-- Aim --
Pull every line containing "matplotlib" out of the material below.

Entries with chart source code:
══════════

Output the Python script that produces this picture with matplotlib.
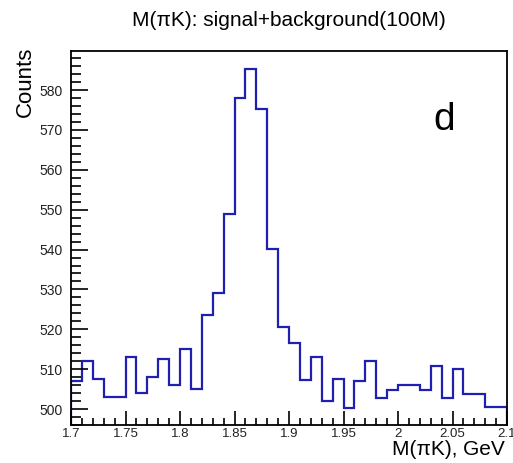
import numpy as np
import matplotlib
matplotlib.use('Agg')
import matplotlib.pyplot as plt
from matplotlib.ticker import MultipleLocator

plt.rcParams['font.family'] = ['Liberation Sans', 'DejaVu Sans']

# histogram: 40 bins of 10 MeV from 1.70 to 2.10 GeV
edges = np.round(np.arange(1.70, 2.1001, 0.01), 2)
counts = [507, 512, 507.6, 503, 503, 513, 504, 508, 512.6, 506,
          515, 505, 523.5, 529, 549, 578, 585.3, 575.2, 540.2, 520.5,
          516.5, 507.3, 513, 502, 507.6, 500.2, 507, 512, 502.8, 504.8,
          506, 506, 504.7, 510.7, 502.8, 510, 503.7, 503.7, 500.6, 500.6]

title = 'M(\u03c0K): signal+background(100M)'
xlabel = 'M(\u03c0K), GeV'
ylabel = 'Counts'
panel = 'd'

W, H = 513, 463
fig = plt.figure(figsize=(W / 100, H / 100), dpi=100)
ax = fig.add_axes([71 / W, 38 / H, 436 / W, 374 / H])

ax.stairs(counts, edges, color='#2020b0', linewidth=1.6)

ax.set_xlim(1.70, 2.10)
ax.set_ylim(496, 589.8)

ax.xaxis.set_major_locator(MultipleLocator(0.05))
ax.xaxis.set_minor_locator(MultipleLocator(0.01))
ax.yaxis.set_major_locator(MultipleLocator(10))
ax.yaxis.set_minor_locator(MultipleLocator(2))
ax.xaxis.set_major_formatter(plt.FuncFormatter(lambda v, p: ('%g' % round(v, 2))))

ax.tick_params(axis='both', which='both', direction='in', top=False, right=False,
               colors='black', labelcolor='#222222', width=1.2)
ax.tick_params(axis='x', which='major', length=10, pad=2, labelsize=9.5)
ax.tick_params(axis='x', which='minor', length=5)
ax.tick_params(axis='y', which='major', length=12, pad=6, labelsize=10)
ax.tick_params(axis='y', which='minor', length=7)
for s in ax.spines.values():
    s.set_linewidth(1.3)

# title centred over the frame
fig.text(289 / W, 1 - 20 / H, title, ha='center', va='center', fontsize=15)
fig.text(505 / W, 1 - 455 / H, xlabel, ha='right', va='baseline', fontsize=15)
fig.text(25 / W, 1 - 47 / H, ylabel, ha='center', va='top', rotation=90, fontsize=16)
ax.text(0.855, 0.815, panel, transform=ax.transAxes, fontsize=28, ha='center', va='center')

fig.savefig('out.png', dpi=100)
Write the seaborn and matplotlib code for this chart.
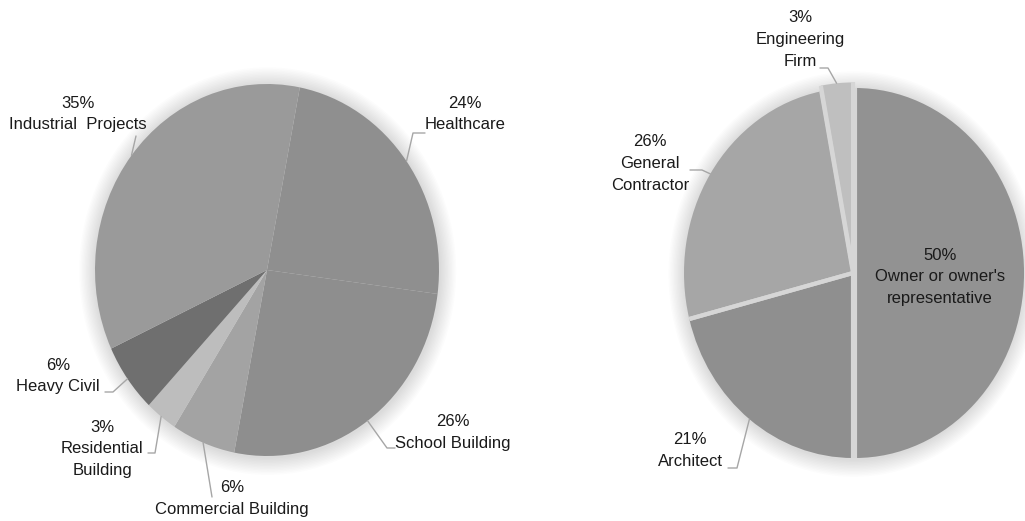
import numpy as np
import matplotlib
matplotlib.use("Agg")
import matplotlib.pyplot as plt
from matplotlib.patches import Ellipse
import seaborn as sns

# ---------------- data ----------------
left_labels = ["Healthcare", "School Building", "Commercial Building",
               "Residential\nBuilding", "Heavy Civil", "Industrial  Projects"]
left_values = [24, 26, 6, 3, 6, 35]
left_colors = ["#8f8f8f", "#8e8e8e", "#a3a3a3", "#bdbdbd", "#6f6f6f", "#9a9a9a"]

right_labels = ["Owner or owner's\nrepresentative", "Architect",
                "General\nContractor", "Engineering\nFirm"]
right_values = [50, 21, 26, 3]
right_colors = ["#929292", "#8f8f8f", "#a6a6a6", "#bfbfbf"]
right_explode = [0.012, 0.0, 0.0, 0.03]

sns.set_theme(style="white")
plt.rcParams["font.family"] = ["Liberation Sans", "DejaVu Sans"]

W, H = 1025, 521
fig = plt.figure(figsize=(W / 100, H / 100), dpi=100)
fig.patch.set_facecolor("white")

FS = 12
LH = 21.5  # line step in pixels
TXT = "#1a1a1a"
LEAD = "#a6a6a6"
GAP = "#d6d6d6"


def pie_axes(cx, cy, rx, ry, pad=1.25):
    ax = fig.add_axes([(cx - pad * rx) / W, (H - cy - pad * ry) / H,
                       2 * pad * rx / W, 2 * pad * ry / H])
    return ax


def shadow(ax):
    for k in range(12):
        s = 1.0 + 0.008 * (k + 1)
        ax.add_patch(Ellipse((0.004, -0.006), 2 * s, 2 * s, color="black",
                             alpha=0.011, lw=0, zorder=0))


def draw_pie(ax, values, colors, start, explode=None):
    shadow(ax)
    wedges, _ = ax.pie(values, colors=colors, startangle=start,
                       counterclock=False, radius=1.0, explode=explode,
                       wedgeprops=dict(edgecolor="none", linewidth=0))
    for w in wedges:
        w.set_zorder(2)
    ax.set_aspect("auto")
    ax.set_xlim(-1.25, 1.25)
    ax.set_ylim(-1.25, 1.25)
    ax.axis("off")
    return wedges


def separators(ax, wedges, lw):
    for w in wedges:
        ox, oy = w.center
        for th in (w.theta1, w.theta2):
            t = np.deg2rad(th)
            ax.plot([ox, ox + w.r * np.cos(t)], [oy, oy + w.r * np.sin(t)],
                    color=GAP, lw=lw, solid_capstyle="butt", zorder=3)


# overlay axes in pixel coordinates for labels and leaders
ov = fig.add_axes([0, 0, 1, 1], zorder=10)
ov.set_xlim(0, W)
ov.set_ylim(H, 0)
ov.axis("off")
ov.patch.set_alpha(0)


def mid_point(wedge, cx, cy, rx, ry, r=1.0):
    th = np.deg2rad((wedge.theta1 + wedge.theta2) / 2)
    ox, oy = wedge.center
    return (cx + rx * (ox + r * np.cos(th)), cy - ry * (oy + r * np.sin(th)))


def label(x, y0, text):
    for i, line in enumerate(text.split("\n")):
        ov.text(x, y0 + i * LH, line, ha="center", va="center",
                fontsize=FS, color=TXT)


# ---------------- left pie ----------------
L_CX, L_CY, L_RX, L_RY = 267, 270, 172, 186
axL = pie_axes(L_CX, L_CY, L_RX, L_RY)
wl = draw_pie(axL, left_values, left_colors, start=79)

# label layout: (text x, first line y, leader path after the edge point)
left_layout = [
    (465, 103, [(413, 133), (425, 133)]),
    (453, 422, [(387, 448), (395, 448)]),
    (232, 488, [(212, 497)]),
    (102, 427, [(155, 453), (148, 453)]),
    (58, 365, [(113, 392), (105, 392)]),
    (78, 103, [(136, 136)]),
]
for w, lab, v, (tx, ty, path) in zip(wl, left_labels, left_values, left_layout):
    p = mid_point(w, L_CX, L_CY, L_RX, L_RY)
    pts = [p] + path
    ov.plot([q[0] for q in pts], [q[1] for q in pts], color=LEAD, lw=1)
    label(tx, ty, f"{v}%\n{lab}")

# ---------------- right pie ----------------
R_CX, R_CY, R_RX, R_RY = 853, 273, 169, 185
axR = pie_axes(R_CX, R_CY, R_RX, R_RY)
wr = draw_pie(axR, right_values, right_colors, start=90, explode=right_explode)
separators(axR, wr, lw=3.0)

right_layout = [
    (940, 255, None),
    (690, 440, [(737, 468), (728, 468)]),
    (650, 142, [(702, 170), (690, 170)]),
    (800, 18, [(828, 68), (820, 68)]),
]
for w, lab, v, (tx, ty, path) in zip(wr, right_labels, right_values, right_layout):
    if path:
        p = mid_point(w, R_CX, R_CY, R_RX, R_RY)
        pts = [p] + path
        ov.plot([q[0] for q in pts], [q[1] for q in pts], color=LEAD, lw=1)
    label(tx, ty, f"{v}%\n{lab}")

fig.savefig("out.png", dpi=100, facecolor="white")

══════════

-- Result for this task --
Output the Python script that produces this picture with matplotlib.
import matplotlib
matplotlib.use('Agg')
import matplotlib.pyplot as plt
from matplotlib.ticker import MultipleLocator
Write the seaborn and matplotlib code for this chart.
import matplotlib
matplotlib.use("Agg")
import matplotlib.pyplot as plt
from matplotlib.patches import Ellipse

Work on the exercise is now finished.